Charter Schools: Backpack Full of Cash

Part 3 of a 3 Part Series: Q and A

QUESTION: We have choices in other areas of life. Why not in schools?

RESPONSE: Choice and rights are not the same thing; they are distinct categories with different properties and should not be conflated.

Education is a right, not a privilege, opportunity, or choice. A right is essentially a need, something indispensable for the existence or development of something. Rights belong to humans by virtue of their very being and for no other reason whatsoever. Rights cannot be given or taken away. They cannot be waived, sold, transferred, or forfeited in any way. Nor are they earned, deserved, or based on “merit.” Rights are also not based on skin color, language, religion, nationality, or gender.

Choice refers to the simple act of selecting something from a list of alternatives. Under capitalism, choice means being a consumer who decides what goods or services to buy or sell. Choice in the capitalist “free market” sense rests on the idea that humans are mainly individualistic proprietors, consumers, and entrepreneurs, not humans or citizens. Among other things, choice and consumerism fetishize the “me” while citizenship and being human address the “we.” Choice and consumerism are part of the old antisocial outlook that views humans as reward-seeking “rugged individuals” who bravely fend for themselves in a dog-eat-dog world and owe nothing to anyone else. Risk and peril are built-in features of such a world.

Needs are essential and cannot be selected or unselected. They cannot be chosen, bought, sold, or forfeited. Like food and water, for example, education is not something one can choose to go without, especially in the twenty-first century. No education almost always means no future—in more ways than one. No human chooses to be hungry, homeless, unemployed, uninsured, and uneducated. Indeed, one can only be human when their need for food, shelter, clothing, education, work, and healthcare is satisfied in a way that is commensurate with the level of development of society. You may be able to choose what kind of breakfast cereal you subjectively prefer, but you cannot avoid food because it is a human need.

The right to fully-funded, world-class, locally-controlled public schools in every neighborhood and zip code would mean that parents would not have to be consumers who shop for a school, cross their fingers, and hope it all works out. Modern education should not be a lottery or a gamble.

Modern society based on large-scale industrial production cannot leave education to chance and personal choice. A society based on fending for yourself, “survival of the fittest,” “might makes right,” “rugged individualism,” consumerism, and behaviorism needs to be replaced by a society fit for all—one that provides dignity, prosperity, peace, stability, and security for all. Society can move forward only if the accumulated knowledge of humanity is passed on to the next generation in a conscious, organized, and humane manner.

Conclusion

The choice today is not between privatized, marketized, and corporatized charter schools that operate on the basis of the chaos, anarchy, and violence of the “free market,” verses under-funded, over-tested, constantly-demonized public schools deliberately mandated to fail by the neoliberal state. These are false and harmful choices. Neither serve education and society well.

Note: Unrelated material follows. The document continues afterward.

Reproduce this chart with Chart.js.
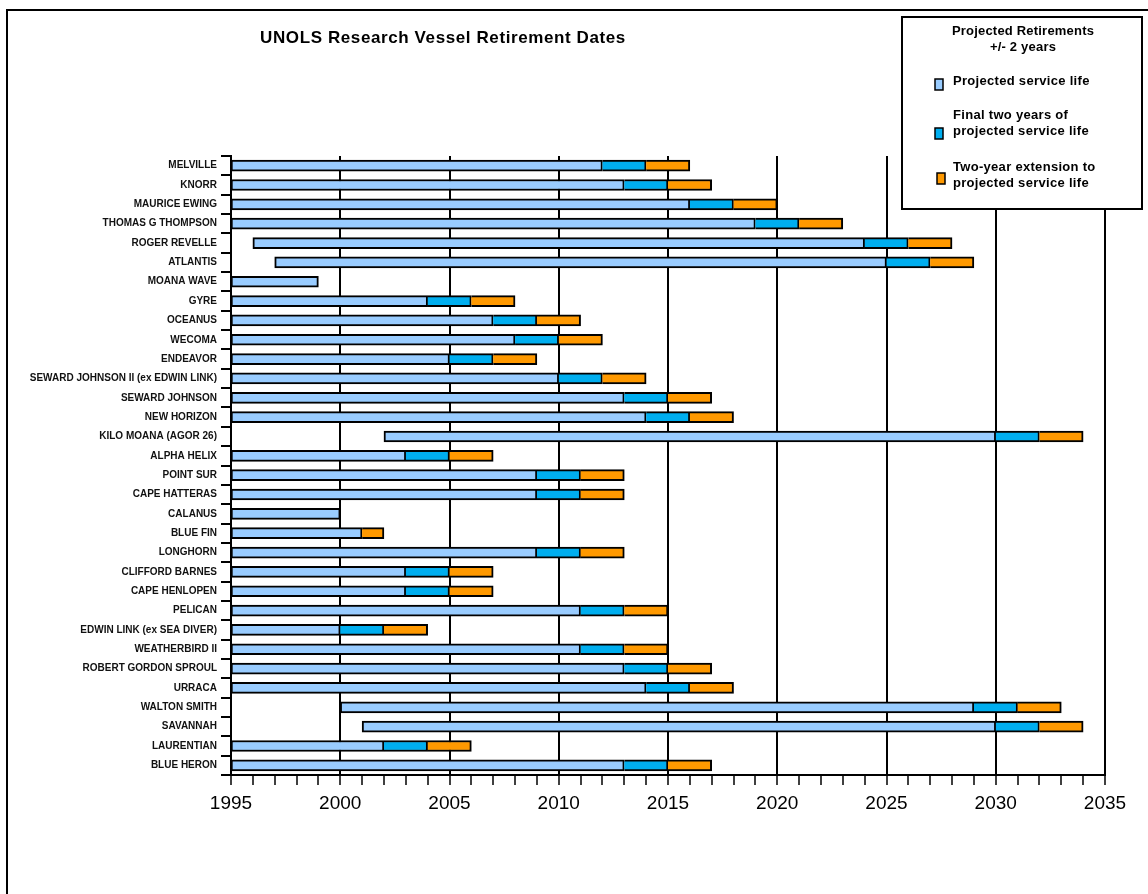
<!DOCTYPE html>
<html>
<head>
<meta charset="utf-8">
<title>UNOLS Research Vessel Retirement Dates</title>
<script src="https://cdn.jsdelivr.net/npm/chart.js@4/dist/chart.umd.min.js"></script>
<style>
  html, body { margin: 0; padding: 0; background: #fff; }
  #wrap { position: relative; width: 1148px; height: 894px; }
  canvas { display: block; }
</style>
</head>
<body>
<div id="wrap"><canvas id="chart" width="1148" height="894"></canvas></div>
<script>
// Vessels, top to bottom
const vessels = [
  'MELVILLE', 'KNORR', 'MAURICE EWING', 'THOMAS G THOMPSON', 'ROGER REVELLE',
  'ATLANTIS', 'MOANA WAVE', 'GYRE', 'OCEANUS', 'WECOMA', 'ENDEAVOR',
  'SEWARD JOHNSON II (ex EDWIN LINK)', 'SEWARD JOHNSON', 'NEW HORIZON',
  'KILO MOANA (AGOR 26)', 'ALPHA HELIX', 'POINT SUR', 'CAPE HATTERAS',
  'CALANUS', 'BLUE FIN', 'LONGHORN', 'CLIFFORD BARNES', 'CAPE HENLOPEN',
  'PELICAN', 'EDWIN LINK (ex SEA DIVER)', 'WEATHERBIRD II',
  'ROBERT GORDON SPROUL', 'URRACA', 'WALTON SMITH', 'SAVANNAH',
  'LAURENTIAN', 'BLUE HERON'
];

// First year shown for each vessel (1995 = in service before the axis starts)
const serviceStart = [
  1995, 1995, 1995, 1995, 1996, 1997, 1995, 1995, 1995, 1995, 1995,
  1995, 1995, 1995, 2002, 1995, 1995, 1995, 1995, 1995, 1995, 1995,
  1995, 1995, 1995, 1995, 1995, 1995, 2000, 2001, 1995, 1995
];

// Start of the final two years of projected service life
const finalTwoStart = [
  2012, 2013, 2016, 2019, 2024, 2025, 1999, 2004, 2007, 2008, 2005,
  2010, 2013, 2014, 2030, 2003, 2009, 2009, 2000, 2001, 2009, 2003,
  2003, 2011, 2000, 2011, 2013, 2014, 2029, 2030, 2002, 2013
];

// Projected retirement year (null = no final-two-year segment)
const retirement = [
  2014, 2015, 2018, 2021, 2026, 2027, null, 2006, 2009, 2010, 2007,
  2012, 2015, 2016, 2032, 2005, 2011, 2011, null, null, 2011, 2005,
  2005, 2013, 2002, 2013, 2015, 2016, 2031, 2032, 2004, 2015
];

// End of the two-year extension (null = no extension segment)
const extensionEnd = [
  2016, 2017, 2020, 2023, 2028, 2029, null, 2008, 2011, 2012, 2009,
  2014, 2017, 2018, 2034, 2007, 2013, 2013, null, 2002, 2013, 2007,
  2007, 2015, 2004, 2015, 2017, 2018, 2033, 2034, 2006, 2017
];

// Year axis
const yearMin = 1995;
const yearMax = 2035;
const labelEvery = 5;

const seriesLabels = [
  ['Projected service life'],
  ['Final two years of', 'projected service life'],
  ['Two-year extension to', 'projected service life']
];
const seriesColors = ['#99CCFF', '#00AEEF', '#FF9900'];

const lifeData = vessels.map((_, i) => [serviceStart[i], finalTwoStart[i]]);
const finalData = vessels.map((_, i) => retirement[i] == null ? null : [finalTwoStart[i], retirement[i]]);
const extData = vessels.map((_, i) => extensionEnd[i] == null ? null :
  [retirement[i] == null ? finalTwoStart[i] : retirement[i], extensionEnd[i]]);

const FONT = '"Liberation Sans", Arial, Helvetica, sans-serif';

// Outer frame, title and legend box
const decorations = {
  id: 'decorations',
  afterDraw(chart) {
    const ctx = chart.ctx;
    ctx.save();
    // frame
    ctx.strokeStyle = '#000';
    ctx.lineWidth = 2;
    ctx.beginPath();
    ctx.moveTo(7, 894);
    ctx.lineTo(7, 10);
    ctx.lineTo(1148, 10);
    ctx.stroke();

    // title
    ctx.fillStyle = '#000';
    ctx.font = 'bold 17px ' + FONT;
    ctx.letterSpacing = '0.6px';
    ctx.textAlign = 'center';
    ctx.textBaseline = 'middle';
    ctx.fillText('UNOLS Research Vessel Retirement Dates', 443, 38);

    // legend box
    const bx = 902, by = 17, bw = 240, bh = 192;
    ctx.fillStyle = '#fff';
    ctx.fillRect(bx, by, bw, bh);
    ctx.strokeStyle = '#000';
    ctx.lineWidth = 2;
    ctx.strokeRect(bx, by, bw, bh);

    ctx.fillStyle = '#000';
    ctx.font = 'bold 13px ' + FONT;
    ctx.letterSpacing = '0.2px';
    ctx.textAlign = 'center';
    ctx.fillText('Projected Retirements', 1023, 31);
    ctx.fillText('+/- 2 years', 1023, 47);

    ctx.letterSpacing = '0.3px';
    const textY = [81, 115, 167];
    const markerY = [84, 133, 178];
    const markerX = [935, 935, 937];
    chart.data.datasets.forEach((ds, k) => {
      const lines = seriesLabels[k];
      ctx.fillStyle = ds.backgroundColor;
      ctx.fillRect(markerX[k], markerY[k] - 5, 8, 11);
      ctx.strokeStyle = '#000';
      ctx.lineWidth = 1.5;
      ctx.strokeRect(markerX[k], markerY[k] - 5, 8, 11);
      ctx.fillStyle = '#000';
      ctx.textAlign = 'left';
      lines.forEach((t, j) => ctx.fillText(t, 953, textY[k] + j * 16));
    });
    ctx.restore();
  }
};

new Chart(document.getElementById('chart'), {
  type: 'bar',
  data: {
    labels: vessels,
    datasets: [
      {
        label: seriesLabels[0].join(' '),
        data: lifeData,
        backgroundColor: seriesColors[0],
        borderColor: '#000',
        borderWidth: 2,
        borderSkipped: false,
        barThickness: 11,
        grouped: false,
        order: 3
      },
      {
        label: seriesLabels[1].join(' '),
        data: finalData,
        backgroundColor: seriesColors[1],
        borderColor: '#000',
        borderWidth: 2,
        borderSkipped: 'left',
        barThickness: 11,
        grouped: false,
        order: 2
      },
      {
        label: seriesLabels[2].join(' '),
        data: extData,
        backgroundColor: seriesColors[2],
        borderColor: '#000',
        borderWidth: 2,
        borderSkipped: 'left',
        barThickness: 11,
        grouped: false,
        order: 1
      }
    ]
  },
  options: {
    indexAxis: 'y',
    responsive: false,
    animation: false,
    layout: { padding: { top: 156, right: 43, left: 0, bottom: 0 } },
    plugins: {
      legend: { display: false },
      title: { display: false },
      tooltip: { enabled: false }
    },
    scales: {
      x: {
        type: 'linear',
        position: 'bottom',
        min: yearMin,
        max: yearMax,
        afterFit(scale) { scale.height = 119; },
        border: { display: true, color: '#000', width: 2 },
        grid: {
          drawOnChartArea: true,
          drawTicks: true,
          tickLength: 10,
          lineWidth: 2,
          tickWidth: 1.5,
          color: c => (c.tick && c.tick.value % labelEvery === 0) ? '#000' : 'rgba(0,0,0,0)',
          tickColor: '#000'
        },
        ticks: {
          stepSize: 1,
          autoSkip: false,
          maxRotation: 0,
          padding: 7,
          color: '#000',
          font: { family: FONT, size: 19 },
          callback: v => (v % labelEvery === 0 ? String(v) : '')
        }
      },
      y: {
        type: 'category',
        afterFit(scale) { scale.width = 231; },
        border: { display: true, color: '#000', width: 2 },
        grid: {
          offset: true,
          drawOnChartArea: false,
          drawTicks: true,
          tickLength: 10,
          lineWidth: 2,
          color: '#000'
        },
        ticks: {
          autoSkip: false,
          padding: 4,
          color: '#111',
          font: { family: FONT, size: 10, weight: 'bold' }
        }
      }
    }
  },
  plugins: [decorations]
});
</script>
</body>
</html>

It is no secret what is needed to ensure world-class schools in every community. Thousands exist already. Given the level of development of society and its productive forces, it is more than possible for a government truly accountable to the people to guarantee fully-funded, world-class, locally-controlled public schools in every neighborhood and zip code. Our society does not lack the resources to ensure this. Scarcity is one of many self-serving and harmful capitalist myths that go unexamined every day.

Fully-funded, world-class, locally-controlled public schools in every neighborhood and zip code would mean that parents would not have to shop for a school. Why should humans have to do this in 2018? It is absurd. The havoc wreaked on education and society by the so-called “free market” and charter schools can be avoided altogether and a big measure of security, reliability, and quality can be attained. It is far from impossible.

Progress cannot happen, however, by remaining silent, being passive, conciliating with the neoliberal agenda, relying on wishful thinking, resorting to careerism, being an opportunist, or hoping “someone else” will figure it out. These are not solutions. They just prolong and exacerbate the pain for everyone. Everyone must become activated in these increasingly dangerous times and play their role at their level. Reality is making itself felt more forcefully. Combating charter school disinformation and raising social consciousness is part of affirming the modern human personality and creating new arrangements that favor the people.

Where to begin? An important starting point for bringing about change that favors the people is by actively implementing the following conclusion: understanding requires an act of conscious participation by the individual, an act of finding out. The prevailing culture blocks serious disciplined investigation in endless ways and rejects scientific theory. Actively resisting this pressure and investigating the world is indispensable at this time. By simply resolving to start everything by investigating, by taking nothing for granted, by rejecting conditioned thinking, and by avoiding facile answers we can all take a big step forward together. This is not small potatoes. Such a disposition is priceless and requires continual cultivation. It is key to unleashing the human factor. The overwhelming disinformation, dogmatism, lies, illusions, and retrogression of the rich and their outdated system only increase anticonsciousness and block the path of progress to society.